A study has been approved at the Mayo Clinic and we are working through the process of how children elsewhere (including in the UK) can take part. Frankie cannot simply be given the drug that Jorie had, because one child’s experience is not proof a treatment works. A formal clinical trial is needed to ensure the dose is right, safety is monitored, and any benefit is real rather than just coincidental.
Last week, National Rare Disease Day, organised by the Genetic Alliance UK (Rare People is now a member), once again highlighted that people with rare diseases are often neglected.
Not because no one cares, but because the medical system is not built for small numbers.
Rare People has been set up to close that gap by funding serious, high-quality research in this field across multiple rare conditions.
The founders and trustees are currently meeting the charity’s core operational costs separately, so that funds raised from the public can go directly to supporting research.

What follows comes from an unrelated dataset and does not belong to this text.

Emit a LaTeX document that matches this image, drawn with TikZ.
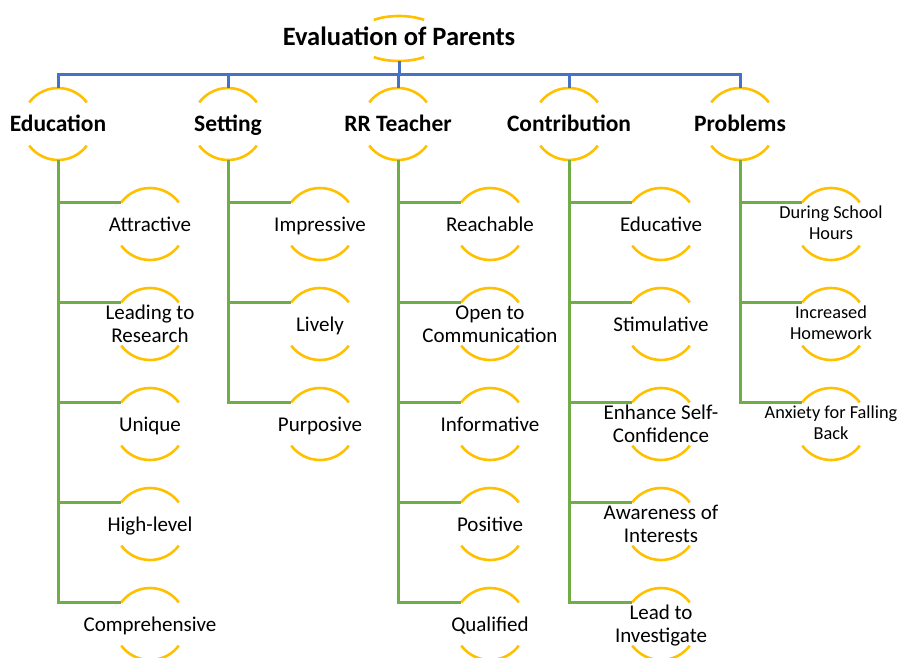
\documentclass[tikz,border=0pt]{standalone}
\usepackage{fontspec}
\setmainfont{Carlito}
\definecolor{yelc}{HTML}{FFC000}
\definecolor{bluc}{HTML}{4472C4}
\definecolor{grnc}{HTML}{70AD47}
\newcommand\halfcirc[1]{%
  \draw[yarc] (#1.center) ++(143:36pt) arc[start angle=143,end angle=37,radius=36pt];
  \draw[yarc] (#1.center) ++(217:36pt) arc[start angle=217,end angle=323,radius=36pt];
  \path (#1.center) ++(143:36pt) coordinate (#1-tl);
  \path (#1.center) ++(90:36pt) coordinate (#1-t);
  \path (#1.center) ++(270:36pt) coordinate (#1-b);
}
\begin{document}
\begin{tikzpicture}[x=1pt,y=1pt,
  yarc/.style={draw=yelc,line width=2.6pt},
  bline/.style={draw=bluc,line width=3pt},
  gline/.style={draw=grnc,line width=3pt},
  ttl/.style={font=\bfseries\fontsize{26.5}{29}\selectfont,align=center,inner sep=0pt,text height=20pt,text depth=5.6pt},
  lvl/.style={font=\bfseries\fontsize{23.5}{26}\selectfont,align=center,inner sep=0pt,text height=20pt,text depth=6pt},
  chd/.style={font=\fontsize{21}{23}\selectfont,align=center,inner sep=0pt,text height=17pt,text depth=3pt},
  chdd/.style={font=\fontsize{21}{23}\selectfont,align=center,inner sep=0pt,text height=40pt,text depth=3pt},
  prbb/.style={font=\fontsize{18.3}{21}\selectfont,align=center,inner sep=0pt,text height=36pt,text depth=4.4pt}]
\useasboundingbox (0,0) rectangle (901,-657);
\clip (0,0) rectangle (901,-657);

% title
\node[ttl] (top) at (399,-38.5) {Evaluation of Parents};
\draw[yarc] (top.center) ++(124:45pt and 22.5pt) arc[start angle=124,end angle=56,x radius=45pt,y radius=22.5pt];
\draw[yarc] (top.center) ++(236:45pt and 22.5pt) arc[start angle=236,end angle=304,x radius=45pt,y radius=22.5pt];
\path (top.center) ++(270:22.5pt) coordinate (top-b);
\coordinate (bar) at (399,-74);

% level nodes
\node[lvl] (edu) at (58,-124) {Education};
\node[lvl] (set) at (228,-124) {Setting};
\node[lvl] (rrt) at (398,-124) {RR Teacher};
\node[lvl] (con) at (569,-124) {Contribution};
\node[lvl] (prob) at (740,-124) {Problems};
\foreach \n in {edu,set,rrt,con,prob}{\halfcirc{\n}}

% children
\node[chd] (e1) at (150,-224) {Attractive};
\node[chdd] (e2) at (150,-324) {Leading to\\Research};
\node[chd] (e3) at (150,-424) {Unique};
\node[chd] (e4) at (150,-524) {High-level};
\node[chd] (e5) at (150,-624) {Comprehensive};

\node[chd] (s1) at (320,-224) {Impressive};
\node[chd] (s2) at (320,-324) {Lively};
\node[chd] (s3) at (320,-424) {Purposive};

\node[chd] (r1) at (490,-224) {Reachable};
\node[chdd] (r2) at (490,-324) {Open to\\Communication};
\node[chd] (r3) at (490,-424) {Informative};
\node[chd] (r4) at (490,-524) {Positive};
\node[chd] (r5) at (490,-624) {Qualified};

\node[chd] (c1) at (661,-224) {Educative};
\node[chd] (c2) at (661,-324) {Stimulative};
\node[chdd] (c3) at (661,-424) {Enhance Self-\\Confidence};
\node[chdd] (c4) at (661,-524) {Awareness of\\Interests};
\node[chdd] (c5) at (661,-624) {Lead to\\Investigate};

\node[prbb] (p1) at (831,-224) {During School\\Hours};
\node[prbb] (p2) at (831,-324) {Increased\\Homework};
\node[prbb] (p3) at (831,-424) {Anxiety for Falling\\Back};

\foreach \n in {e1,e2,e3,e4,e5,s1,s2,s3,r1,r2,r3,r4,r5,c1,c2,c3,c4,c5,p1,p2,p3}{\halfcirc{\n}}

% blue connectors
\draw[bline] (top-b) -- (bar);
\foreach \n in {edu,set,rrt,con,prob}{\draw[bline] (bar) -| (\n-t);}

% green connectors
\foreach \c in {e1,e2,e3,e4,e5}{\draw[gline] (edu-b) |- (\c-tl);}
\foreach \c in {s1,s2,s3}{\draw[gline] (set-b) |- (\c-tl);}
\foreach \c in {r1,r2,r3,r4,r5}{\draw[gline] (rrt-b) |- (\c-tl);}
\foreach \c in {c1,c2,c3,c4,c5}{\draw[gline] (con-b) |- (\c-tl);}
\foreach \c in {p1,p2,p3}{\draw[gline] (prob-b) |- (\c-tl);}
\end{tikzpicture}
\end{document}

Decisions about which projects to fund are made by our Medical and Parental Advisory Board, which includes clinicians, scientists and parents of children with rare conditions.
I have spent my entire career helping others but, for the first time in my life, I am asking for help. Not just for Frankie, but for hundreds of thousands of children to give them more than therapy and hope.
If you believe that rare children deserve the same scientific ambition as those with common diseases, please support us.
Frankie is a perfect, wonderful, loving, joyful little girl. I wouldn’t change her for the world. But I do want her to have the same hopes, the same opportunities, the same freedom to dream about her future that my other children will have as they grow older.